The title Shader, (rendered in a very 80s, very opening for Dokken at the state fair font for the cover) refers to a self-applied handle that residents of the working class town of Maple Shade New Jersey have taken to using. Most of the story takes place here, with the author, learning about his ever shifting role in the grand cosmos by proxy in South Jersey. There are a few other locations in the book but none make more of an impression than Tucson Arizona. Seeing as Tucson is actually the place where I did a lot of my own growing up it intrigued me to see an East coaster’s take on it. Equally intriguing was my view of Nester as an east coaster at all, knowing that I spent the first 10 years of my life mostly in Pennsylvania.

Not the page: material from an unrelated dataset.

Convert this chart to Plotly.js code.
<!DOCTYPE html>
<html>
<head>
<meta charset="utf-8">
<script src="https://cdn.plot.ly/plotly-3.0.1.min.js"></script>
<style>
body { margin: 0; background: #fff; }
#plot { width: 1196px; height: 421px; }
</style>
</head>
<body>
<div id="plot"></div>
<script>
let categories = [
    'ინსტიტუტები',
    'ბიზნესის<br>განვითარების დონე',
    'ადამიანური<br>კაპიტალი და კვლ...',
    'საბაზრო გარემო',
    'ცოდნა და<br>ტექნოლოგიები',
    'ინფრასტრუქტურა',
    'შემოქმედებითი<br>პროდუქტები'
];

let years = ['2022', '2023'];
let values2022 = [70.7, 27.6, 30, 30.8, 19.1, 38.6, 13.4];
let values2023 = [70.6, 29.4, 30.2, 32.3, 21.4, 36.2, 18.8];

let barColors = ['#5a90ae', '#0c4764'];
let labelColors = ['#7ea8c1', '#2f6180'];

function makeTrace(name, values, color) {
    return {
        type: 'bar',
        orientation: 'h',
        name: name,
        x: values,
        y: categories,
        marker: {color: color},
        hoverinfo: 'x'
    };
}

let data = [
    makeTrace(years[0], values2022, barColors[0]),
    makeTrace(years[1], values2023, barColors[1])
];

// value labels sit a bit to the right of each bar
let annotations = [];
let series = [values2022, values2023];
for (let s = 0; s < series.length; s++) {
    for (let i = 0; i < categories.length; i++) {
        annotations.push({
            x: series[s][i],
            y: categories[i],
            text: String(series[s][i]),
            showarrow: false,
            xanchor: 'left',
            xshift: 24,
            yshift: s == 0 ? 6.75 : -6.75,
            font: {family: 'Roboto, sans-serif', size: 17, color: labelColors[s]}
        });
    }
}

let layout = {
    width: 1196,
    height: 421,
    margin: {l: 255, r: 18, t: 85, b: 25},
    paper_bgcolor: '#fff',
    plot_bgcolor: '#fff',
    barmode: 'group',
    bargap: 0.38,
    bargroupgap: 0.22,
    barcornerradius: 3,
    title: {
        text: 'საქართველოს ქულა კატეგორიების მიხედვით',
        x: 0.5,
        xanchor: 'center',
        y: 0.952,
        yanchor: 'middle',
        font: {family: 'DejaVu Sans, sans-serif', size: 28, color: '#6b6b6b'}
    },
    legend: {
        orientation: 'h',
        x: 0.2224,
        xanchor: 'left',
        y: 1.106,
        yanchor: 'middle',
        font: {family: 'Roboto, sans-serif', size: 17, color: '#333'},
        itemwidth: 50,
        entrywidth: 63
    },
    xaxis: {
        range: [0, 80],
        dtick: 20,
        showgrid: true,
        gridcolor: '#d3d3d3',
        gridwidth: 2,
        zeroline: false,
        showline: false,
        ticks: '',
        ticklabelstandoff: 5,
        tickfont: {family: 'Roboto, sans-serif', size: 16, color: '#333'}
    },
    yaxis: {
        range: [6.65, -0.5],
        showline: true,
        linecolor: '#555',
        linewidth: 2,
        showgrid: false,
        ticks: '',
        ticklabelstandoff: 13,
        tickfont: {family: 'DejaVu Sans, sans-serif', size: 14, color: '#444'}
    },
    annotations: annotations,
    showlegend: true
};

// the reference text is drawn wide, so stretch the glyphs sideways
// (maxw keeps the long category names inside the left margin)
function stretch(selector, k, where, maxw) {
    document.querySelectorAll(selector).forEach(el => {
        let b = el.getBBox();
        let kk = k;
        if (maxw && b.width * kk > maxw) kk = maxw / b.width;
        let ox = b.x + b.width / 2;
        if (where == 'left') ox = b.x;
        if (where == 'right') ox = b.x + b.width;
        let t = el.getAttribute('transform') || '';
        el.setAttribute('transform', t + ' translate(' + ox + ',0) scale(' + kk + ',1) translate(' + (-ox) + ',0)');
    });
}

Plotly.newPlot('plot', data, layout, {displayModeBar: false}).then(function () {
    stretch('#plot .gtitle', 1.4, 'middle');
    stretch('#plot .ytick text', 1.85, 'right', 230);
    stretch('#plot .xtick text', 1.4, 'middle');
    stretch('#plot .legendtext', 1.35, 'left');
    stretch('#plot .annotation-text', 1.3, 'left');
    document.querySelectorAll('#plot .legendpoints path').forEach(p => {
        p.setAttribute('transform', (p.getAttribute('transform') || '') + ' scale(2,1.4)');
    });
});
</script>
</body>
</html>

But that’s another thing that works with Shader, as much as it’s about the particular peculiarities and nuances of Nester’s hometown it’s also about the idea of the “home town.” Anyone who’s ever moved away from the region that they hail from knows the ambivalence you feel toward the spot that made you what you are. Hell, people who put down roots in their hometowns probably feel it even deeper. But Nester nails the odd sense, distinct to those who leave and come back occasionally, of obsession and perpetual mystery about the place you should already know more about than anywhere else. How can there always seem to be more to learn about where you grew up? Or the people you grew up with? Why is it endlessly imperative that we ask our relatives and old school friends about the same old incidents? Are we trying to learn something new? To study every inch of our personal Zapruder films in hopes to finally reach that aha moment that disproves the magic bullet theories which flimsily tried to explain the weirdness of our childhoods? Or do we just want to relive those old days because even when they were the worst of times, seeing as we had more life ahead of us than ever, fittingly, we never felt more alive?

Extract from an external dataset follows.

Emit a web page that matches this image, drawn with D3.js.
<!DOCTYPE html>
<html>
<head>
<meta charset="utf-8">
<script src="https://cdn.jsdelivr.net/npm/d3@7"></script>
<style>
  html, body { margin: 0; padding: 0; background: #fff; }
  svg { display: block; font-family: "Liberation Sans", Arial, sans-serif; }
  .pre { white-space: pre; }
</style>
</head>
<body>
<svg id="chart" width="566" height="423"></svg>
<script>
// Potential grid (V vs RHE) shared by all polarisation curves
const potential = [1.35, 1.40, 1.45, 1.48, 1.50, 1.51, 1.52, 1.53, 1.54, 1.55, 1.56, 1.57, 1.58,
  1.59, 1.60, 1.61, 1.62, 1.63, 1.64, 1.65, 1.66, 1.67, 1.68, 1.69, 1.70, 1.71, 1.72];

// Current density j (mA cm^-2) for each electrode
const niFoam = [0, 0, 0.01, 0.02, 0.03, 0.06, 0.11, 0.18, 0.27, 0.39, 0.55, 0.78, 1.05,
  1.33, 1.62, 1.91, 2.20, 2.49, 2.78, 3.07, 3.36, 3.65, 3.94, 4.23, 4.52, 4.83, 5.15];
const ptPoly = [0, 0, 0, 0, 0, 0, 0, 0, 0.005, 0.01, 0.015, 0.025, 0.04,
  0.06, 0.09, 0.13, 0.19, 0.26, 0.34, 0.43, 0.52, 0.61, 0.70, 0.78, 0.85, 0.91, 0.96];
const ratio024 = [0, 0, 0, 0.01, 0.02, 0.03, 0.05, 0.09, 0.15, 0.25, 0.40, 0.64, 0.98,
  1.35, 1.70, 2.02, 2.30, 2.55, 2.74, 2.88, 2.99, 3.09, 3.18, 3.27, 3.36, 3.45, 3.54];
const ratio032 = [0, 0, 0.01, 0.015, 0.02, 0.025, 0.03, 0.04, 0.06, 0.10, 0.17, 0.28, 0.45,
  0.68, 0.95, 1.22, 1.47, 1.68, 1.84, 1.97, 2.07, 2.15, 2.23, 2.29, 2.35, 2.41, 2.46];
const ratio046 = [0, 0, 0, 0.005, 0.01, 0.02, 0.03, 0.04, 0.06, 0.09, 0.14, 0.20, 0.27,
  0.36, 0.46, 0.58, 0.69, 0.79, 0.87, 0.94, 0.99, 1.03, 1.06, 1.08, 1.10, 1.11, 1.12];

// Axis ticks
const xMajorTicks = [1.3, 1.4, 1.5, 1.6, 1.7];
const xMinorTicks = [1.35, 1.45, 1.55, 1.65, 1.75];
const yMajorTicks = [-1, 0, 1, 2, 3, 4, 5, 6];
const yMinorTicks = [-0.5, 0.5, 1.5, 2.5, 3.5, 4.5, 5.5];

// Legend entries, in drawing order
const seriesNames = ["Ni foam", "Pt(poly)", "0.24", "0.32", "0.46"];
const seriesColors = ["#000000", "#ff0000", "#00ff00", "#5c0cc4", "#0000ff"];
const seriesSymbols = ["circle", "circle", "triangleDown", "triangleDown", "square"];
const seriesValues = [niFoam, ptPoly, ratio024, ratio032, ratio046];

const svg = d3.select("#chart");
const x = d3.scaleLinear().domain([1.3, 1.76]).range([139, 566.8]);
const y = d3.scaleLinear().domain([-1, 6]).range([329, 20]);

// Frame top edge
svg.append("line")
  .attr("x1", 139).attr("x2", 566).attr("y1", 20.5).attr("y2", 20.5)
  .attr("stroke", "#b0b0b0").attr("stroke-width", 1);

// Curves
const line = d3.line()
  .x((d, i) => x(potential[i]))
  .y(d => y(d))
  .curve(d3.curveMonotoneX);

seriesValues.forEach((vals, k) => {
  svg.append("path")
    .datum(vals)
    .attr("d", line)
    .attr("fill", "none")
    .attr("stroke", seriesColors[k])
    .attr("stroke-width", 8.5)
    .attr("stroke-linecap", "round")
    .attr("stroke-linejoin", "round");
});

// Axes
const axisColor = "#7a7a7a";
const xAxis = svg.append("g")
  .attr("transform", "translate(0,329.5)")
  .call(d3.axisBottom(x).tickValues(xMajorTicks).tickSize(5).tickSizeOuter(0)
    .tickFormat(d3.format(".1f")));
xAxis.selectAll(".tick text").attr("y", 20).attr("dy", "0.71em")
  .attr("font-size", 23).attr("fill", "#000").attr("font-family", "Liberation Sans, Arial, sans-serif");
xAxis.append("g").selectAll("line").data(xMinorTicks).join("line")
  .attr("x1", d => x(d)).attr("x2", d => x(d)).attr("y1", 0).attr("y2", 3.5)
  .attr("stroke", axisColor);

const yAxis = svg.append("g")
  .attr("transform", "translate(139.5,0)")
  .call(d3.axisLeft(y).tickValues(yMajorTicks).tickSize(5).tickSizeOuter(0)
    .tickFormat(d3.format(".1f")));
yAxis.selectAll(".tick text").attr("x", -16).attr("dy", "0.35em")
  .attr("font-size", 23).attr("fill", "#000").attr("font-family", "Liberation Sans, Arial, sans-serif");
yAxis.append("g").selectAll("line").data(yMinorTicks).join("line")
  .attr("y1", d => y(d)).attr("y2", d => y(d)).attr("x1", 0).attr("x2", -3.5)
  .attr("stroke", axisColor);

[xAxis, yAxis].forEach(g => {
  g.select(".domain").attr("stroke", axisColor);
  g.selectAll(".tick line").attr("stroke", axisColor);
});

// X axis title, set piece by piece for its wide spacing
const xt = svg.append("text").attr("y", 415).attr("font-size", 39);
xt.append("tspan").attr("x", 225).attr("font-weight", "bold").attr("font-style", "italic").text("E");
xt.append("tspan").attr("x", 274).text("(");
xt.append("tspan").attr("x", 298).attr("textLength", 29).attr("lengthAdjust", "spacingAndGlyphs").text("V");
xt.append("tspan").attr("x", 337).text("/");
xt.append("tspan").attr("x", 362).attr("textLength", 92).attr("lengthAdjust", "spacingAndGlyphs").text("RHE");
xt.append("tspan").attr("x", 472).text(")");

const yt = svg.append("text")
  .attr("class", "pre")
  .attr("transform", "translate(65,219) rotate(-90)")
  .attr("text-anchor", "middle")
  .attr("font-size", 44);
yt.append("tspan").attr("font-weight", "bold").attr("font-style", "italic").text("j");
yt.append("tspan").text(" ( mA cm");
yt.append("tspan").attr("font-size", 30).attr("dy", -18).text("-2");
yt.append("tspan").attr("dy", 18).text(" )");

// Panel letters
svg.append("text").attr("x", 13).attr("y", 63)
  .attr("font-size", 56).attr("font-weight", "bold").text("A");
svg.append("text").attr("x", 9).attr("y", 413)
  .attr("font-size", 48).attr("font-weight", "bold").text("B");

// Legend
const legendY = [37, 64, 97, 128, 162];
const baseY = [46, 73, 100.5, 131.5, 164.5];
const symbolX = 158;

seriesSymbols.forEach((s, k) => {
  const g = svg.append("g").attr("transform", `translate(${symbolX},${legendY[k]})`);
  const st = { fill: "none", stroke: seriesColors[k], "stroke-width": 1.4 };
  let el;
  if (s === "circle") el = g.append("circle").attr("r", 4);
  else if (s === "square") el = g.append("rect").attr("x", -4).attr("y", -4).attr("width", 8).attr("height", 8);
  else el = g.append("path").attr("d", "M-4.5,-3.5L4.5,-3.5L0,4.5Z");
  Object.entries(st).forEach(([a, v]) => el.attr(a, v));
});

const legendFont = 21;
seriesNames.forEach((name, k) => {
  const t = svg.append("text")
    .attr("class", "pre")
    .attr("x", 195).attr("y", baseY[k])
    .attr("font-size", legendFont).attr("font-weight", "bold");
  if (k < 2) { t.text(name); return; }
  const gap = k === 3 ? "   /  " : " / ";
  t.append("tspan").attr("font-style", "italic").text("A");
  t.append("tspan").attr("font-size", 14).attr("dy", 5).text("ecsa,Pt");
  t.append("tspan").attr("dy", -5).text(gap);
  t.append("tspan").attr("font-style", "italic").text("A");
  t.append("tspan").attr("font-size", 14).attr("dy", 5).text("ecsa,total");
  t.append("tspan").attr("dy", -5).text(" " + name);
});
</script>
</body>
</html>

However, there’s one aspect of Shader which some readers might not be able to relate to directly and is one of its most powerful features; the real darkness and brokenness to Nester’s relationship with his father. The man was a truck driver with a genius IQ who encouraged free thinking and philosophical study in his children; he also may have harbored Nazi sympathies and definitely like many fathers of his or any time had some screwed up views on women that their sons would have to discard in order to avoid their father’s fates.

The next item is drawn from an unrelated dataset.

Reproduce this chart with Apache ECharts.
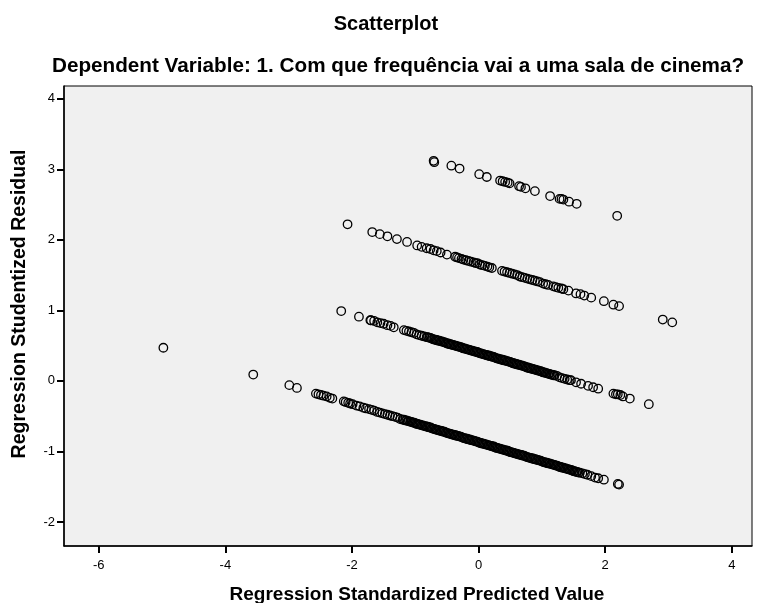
<!DOCTYPE html>
<html>
<head>
<meta charset="utf-8">
<script src="https://cdn.jsdelivr.net/npm/echarts@6/dist/echarts.min.js"></script>
<style>html,body{margin:0;padding:0;background:#fff;}#c{width:758px;height:603px;}</style>
</head>
<body>
<div id="c"></div>
<script>
// Axis tick labels
var xTicks = [-6, -4, -2, 0, 2, 4];
var yTicks = [-2, -1, 0, 1, 2, 3, 4];

// Band 1 (lowest)
var band1X = [-4.98,-3.56,-2.99,-2.87,-2.57,-2.53,-2.49,-2.45,-2.40,-2.35,-2.31,-2.13,-2.10,-2.06,-2.03,-1.99,-1.93,-1.88,-1.82,-1.78,
  -1.73,-1.69,-1.65,-1.60,-1.56,-1.52,-1.48,-1.44,-1.40,-1.36,-1.32,-1.28,-1.24,
  -1.20,-1.18,-1.16,-1.14,-1.12,-1.10,-1.08,-1.06,-1.04,-1.02,-1.00,-0.98,-0.96,-0.94,-0.92,-0.90,-0.88,-0.86,-0.84,-0.82,
  -0.80,-0.78,-0.76,-0.74,-0.72,-0.70,-0.68,-0.66,-0.64,-0.62,-0.60,-0.58,-0.56,-0.54,-0.52,-0.50,-0.48,-0.46,-0.44,-0.42,
  -0.40,-0.38,-0.36,-0.34,-0.32,-0.30,-0.28,-0.26,-0.24,-0.22,-0.20,-0.18,-0.16,-0.14,-0.12,-0.10,-0.08,-0.06,-0.04,-0.02,
  0.00,0.02,0.04,0.06,0.08,0.10,0.12,0.14,0.16,0.18,0.20,0.22,0.24,0.26,0.28,0.30,0.32,0.34,0.36,0.38,
  0.40,0.42,0.44,0.46,0.48,0.50,0.52,0.54,0.56,0.58,0.60,0.62,0.64,0.66,0.68,0.70,0.72,0.74,0.76,0.78,
  0.80,0.82,0.84,0.86,0.88,0.90,0.92,0.94,0.96,0.98,1.00,1.02,1.04,1.06,1.08,1.10,1.12,1.14,1.16,1.18,
  1.20,1.22,1.24,1.26,1.28,1.30,1.32,1.34,1.36,1.38,1.40,1.42,1.44,1.46,1.48,1.50,1.52,1.54,1.56,1.58,1.60,
  1.64,1.68,1.72,1.78,1.84,1.89,1.98,2.20,2.22];
var band1Y = [0.47,0.09,-0.06,-0.10,-0.18,-0.19,-0.20,-0.21,-0.22,-0.24,-0.25,-0.29,-0.30,-0.31,-0.32,-0.33,-0.35,-0.36,-0.38,-0.39,
  -0.40,-0.41,-0.42,-0.44,-0.45,-0.46,-0.47,-0.48,-0.49,-0.50,-0.51,-0.52,-0.54,
  -0.55,-0.55,-0.56,-0.56,-0.57,-0.57,-0.58,-0.58,-0.59,-0.59,-0.60,-0.61,-0.61,-0.62,-0.62,-0.63,-0.63,-0.64,-0.64,-0.65,
  -0.65,-0.66,-0.66,-0.67,-0.68,-0.68,-0.69,-0.69,-0.70,-0.70,-0.71,-0.71,-0.72,-0.72,-0.73,-0.74,-0.74,-0.75,-0.75,-0.76,
  -0.76,-0.77,-0.77,-0.78,-0.78,-0.79,-0.79,-0.80,-0.81,-0.81,-0.82,-0.82,-0.83,-0.83,-0.84,-0.84,-0.85,-0.85,-0.86,-0.86,
  -0.87,-0.88,-0.88,-0.89,-0.89,-0.90,-0.90,-0.91,-0.91,-0.92,-0.92,-0.93,-0.93,-0.94,-0.95,-0.95,-0.96,-0.96,-0.97,-0.97,
  -0.98,-0.98,-0.99,-0.99,-1.00,-1.01,-1.01,-1.02,-1.02,-1.03,-1.03,-1.04,-1.04,-1.05,-1.05,-1.06,-1.06,-1.07,-1.08,-1.08,
  -1.09,-1.09,-1.10,-1.10,-1.11,-1.11,-1.12,-1.12,-1.13,-1.13,-1.14,-1.15,-1.15,-1.16,-1.16,-1.17,-1.17,-1.18,-1.18,-1.19,
  -1.19,-1.20,-1.20,-1.21,-1.22,-1.22,-1.23,-1.23,-1.24,-1.24,-1.25,-1.25,-1.26,-1.26,-1.27,-1.28,-1.28,-1.29,-1.29,-1.30,-1.30,
  -1.31,-1.32,-1.33,-1.35,-1.37,-1.38,-1.40,-1.46,-1.47];

// Band 2
var band2X = [-2.17,-1.89,-1.71,-1.70,-1.65,-1.60,-1.55,-1.50,-1.44,-1.39,-1.34,
  -1.18,-1.14,-1.10,-1.06,-1.02,-0.98,-0.94,-0.90,-0.86,-0.82,
  -0.80,-0.78,-0.76,-0.74,-0.72,-0.70,-0.68,-0.66,-0.64,-0.62,-0.60,-0.58,-0.56,-0.54,-0.52,-0.50,-0.48,-0.46,-0.44,-0.42,
  -0.40,-0.38,-0.36,-0.34,-0.32,-0.30,-0.28,-0.26,-0.24,-0.22,-0.20,-0.18,-0.16,-0.14,-0.12,-0.10,-0.08,-0.06,-0.04,-0.02,
  0.00,0.02,0.04,0.06,0.08,0.10,0.12,0.14,0.16,0.18,0.20,0.22,0.24,0.26,0.28,0.30,0.32,0.34,0.36,0.38,
  0.40,0.42,0.44,0.46,0.48,0.50,0.52,0.54,0.56,0.58,0.60,0.62,0.64,0.66,0.68,0.70,0.72,0.74,0.76,0.78,
  0.80,0.82,0.84,0.86,0.88,0.90,0.92,0.94,0.96,0.98,1.00,1.02,1.04,1.06,1.08,1.10,1.12,1.14,1.16,1.18,1.20,
  1.24,1.28,1.32,1.36,1.40,1.44,1.46,
  1.54,1.62,1.73,1.81,1.89,2.13,2.17,2.20,2.24,2.28,2.39,2.69];
var band2Y = [0.99,0.91,0.86,0.86,0.85,0.83,0.82,0.81,0.79,0.78,0.76,
  0.72,0.71,0.70,0.69,0.68,0.66,0.65,0.64,0.63,0.62,
  0.62,0.61,0.61,0.60,0.59,0.59,0.58,0.58,0.57,0.57,0.56,0.56,0.55,0.55,0.54,0.53,0.53,0.52,0.52,0.51,
  0.51,0.50,0.50,0.49,0.49,0.48,0.48,0.47,0.46,0.46,0.45,0.45,0.44,0.44,0.43,0.43,0.42,0.42,0.41,0.41,
  0.40,0.39,0.39,0.38,0.38,0.37,0.37,0.36,0.36,0.35,0.35,0.34,0.34,0.33,0.32,0.32,0.31,0.31,0.30,0.30,
  0.29,0.29,0.28,0.28,0.27,0.27,0.26,0.25,0.25,0.24,0.24,0.23,0.23,0.22,0.22,0.21,0.21,0.20,0.19,0.19,
  0.18,0.18,0.17,0.17,0.16,0.16,0.15,0.15,0.14,0.14,0.13,0.12,0.12,0.11,0.11,0.10,0.10,0.09,0.09,0.08,0.08,
  0.07,0.05,0.04,0.03,0.02,0.01,0.01,
  -0.02,-0.04,-0.07,-0.09,-0.11,-0.18,-0.19,-0.19,-0.20,-0.22,-0.25,-0.33];

// Band 3
var band3X = [-2.07,-1.68,-1.56,-1.44,-1.29,-1.13,-0.97,-0.90,-0.82,-0.76,-0.71,-0.66,-0.60,-0.50,
  -0.37,-0.34,-0.31,-0.27,-0.24,-0.20,-0.16,-0.12,-0.08,-0.05,-0.02,0.02,0.06,0.10,0.14,0.17,0.21,
  0.37,0.41,0.45,0.49,0.53,0.57,0.61,0.65,0.69,0.73,0.77,0.81,0.85,0.89,0.93,0.97,1.02,1.06,1.10,
  1.18,1.22,1.26,1.31,1.34,1.42,1.54,1.61,1.67,1.78,1.98,2.13,2.22,2.91,3.06];
var band3Y = [2.22,2.11,2.08,2.05,2.01,1.97,1.92,1.90,1.88,1.87,1.85,1.84,1.82,1.79,
  1.76,1.75,1.74,1.73,1.72,1.71,1.70,1.69,1.68,1.67,1.67,1.65,1.64,1.63,1.62,1.61,1.60,
  1.56,1.55,1.54,1.53,1.52,1.51,1.50,1.48,1.47,1.46,1.45,1.44,1.43,1.42,1.41,1.40,1.38,1.37,1.36,
  1.34,1.33,1.32,1.31,1.30,1.28,1.24,1.23,1.21,1.18,1.13,1.08,1.06,0.87,0.83];

// Band 4 (highest)
var band4X = [-0.71,-0.70,-0.43,-0.30,0.01,0.13,0.34,0.38,0.42,0.46,0.49,0.64,0.67,0.74,0.89,1.13,1.28,1.31,1.34,1.43,1.55,2.19];
var band4Y = [3.12,3.10,3.05,3.01,2.93,2.89,2.84,2.83,2.82,2.81,2.80,2.76,2.75,2.73,2.69,2.62,2.58,2.58,2.57,2.54,2.51,2.34];

function zip(xs, ys) { return xs.map(function (x, i) { return [x, ys[i]]; }); }
var allPoints = [].concat(zip(band1X, band1Y), zip(band2X, band2Y), zip(band3X, band3Y), zip(band4X, band4Y));

var FONT = 'Liberation Sans, Arial, sans-serif';
var chart = echarts.init(document.getElementById('c'), null, { renderer: 'canvas' });
chart.setOption({
  animation: false,
  backgroundColor: '#ffffff',
  title: [
    { text: 'Scatterplot', left: 381, top: 9, textAlign: 'center',
      textStyle: { fontFamily: FONT, fontSize: 20, fontWeight: 'bold', color: '#000' } },
    { text: 'Dependent Variable: 1. Com que frequência vai a uma sala de cinema?', left: 393, top: 51, textAlign: 'center',
      textStyle: { fontFamily: FONT, fontSize: 20.7, fontWeight: 'bold', color: '#000' } }
  ],
  grid: { left: 64, right: 6, top: 86, bottom: 57, show: true, containLabel: false, outerBoundsMode: 'none',
    backgroundColor: '#f0f0f0', borderColor: '#000', borderWidth: 1 },
  xAxis: {
    type: 'value', min: -6.55, max: 4.32,
    axisLine: { show: true, onZero: false, lineStyle: { color: '#000', width: 1.5 } },
    axisTick: { show: true, inside: false, length: 7, lineStyle: { color: '#000', width: 2 }, customValues: xTicks },
    axisLabel: { show: true, margin: 13, fontFamily: FONT, fontSize: 13, color: '#000', customValues: xTicks },
    splitLine: { show: false },
    name: 'Regression Standardized Predicted Value', nameLocation: 'middle', nameGap: 39,
    nameTextStyle: { fontFamily: FONT, fontSize: 19, fontWeight: 'bold', color: '#000', padding: [0, 0, 0, 18] }
  },
  yAxis: {
    type: 'value', min: -2.34, max: 4.18,
    axisLine: { show: true, onZero: false, lineStyle: { color: '#000', width: 1.5 } },
    axisTick: { show: true, inside: false, length: 7, lineStyle: { color: '#000', width: 2 }, customValues: yTicks },
    axisLabel: { show: true, margin: 9, fontFamily: FONT, fontSize: 13, color: '#000', customValues: yTicks },
    splitLine: { show: false }
  },
  graphic: [
    { type: 'text', x: 20, y: 304, rotation: Math.PI / 2,
      style: { text: 'Regression Studentized Residual', fontFamily: FONT, fontSize: 19.5, fontWeight: 'bold', fill: '#000',
        textAlign: 'center', textVerticalAlign: 'middle' } }
  ],
  series: [{
    type: 'scatter',
    data: allPoints,
    symbol: 'circle',
    symbolSize: 8.5,
    itemStyle: { color: 'rgba(0,0,0,0)', borderColor: '#000', borderWidth: 1.3, opacity: 1 },
    emphasis: { disabled: true },
    silent: true
  }]
});
</script>
</body>
</html>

What I liked most about all this is that despite the book revolving around the death of his admittedly damaged but charismatic father, there is a careful effort at making his mother and his sister and their views on all topics pertinent just as compelling and important as his or his father’s own. It’s a human flaw to always be more interested in what we don’t have, hence the popularity of stories revolving around problems with the father and/or absent fathers. But by the end of Shader Nester comes round to focusing instead on what he does have: a mother who loved him and raised him on her own as best she could; and a family of his own which represent a chance to be the father to his own children that he never had himself. The author seems to understand, on both counts, that not everyone can say the same.
You can find Shader here.
The author chose a “note” form to write each chapter that I was dubious about at first, but in reality, it made the book easily accessible. I thought the format would seem like a gimmick, but it made me not want to put the book down. The author is from a blue collar town where being good at school wasn’t terribly popular. If you grew up in a place where, maybe, you didn’t feel like you always fit, you’ll be invested in the author’s story pretty quickly and the writing style will make the pace of the read really easy.
Music, and love of music, plays a part in the story and if you were ever that guy or girl that rifled through record store inventory in a mall or an independent record store (remember those?), you’ll relate to the author very quickly. Despite the differences in musical taste I had with the author at the point of the ‘80’s (and early ‘90’s) he describes, it was still really easy to relate to the author and his experiences.
A more personal aspect of the book I also enjoyed was how the author recounted what it was like living and growing up in the Delaware Valley (i.e.-- Philly, the Philly suburbs, South Jersey, Northern Delaware) during the ‘80’s. Frankly, it felt very true to my experience living in the so called “Rust Belt”.
Ultimately, though, you didn’t have to grow up during the ‘80’s or in the Northeast to enjoy this book. Some of the themes of relationships with siblings and parents are actually timeless and the author is skilled at telling larger, meaningful stories in a small, impactful way.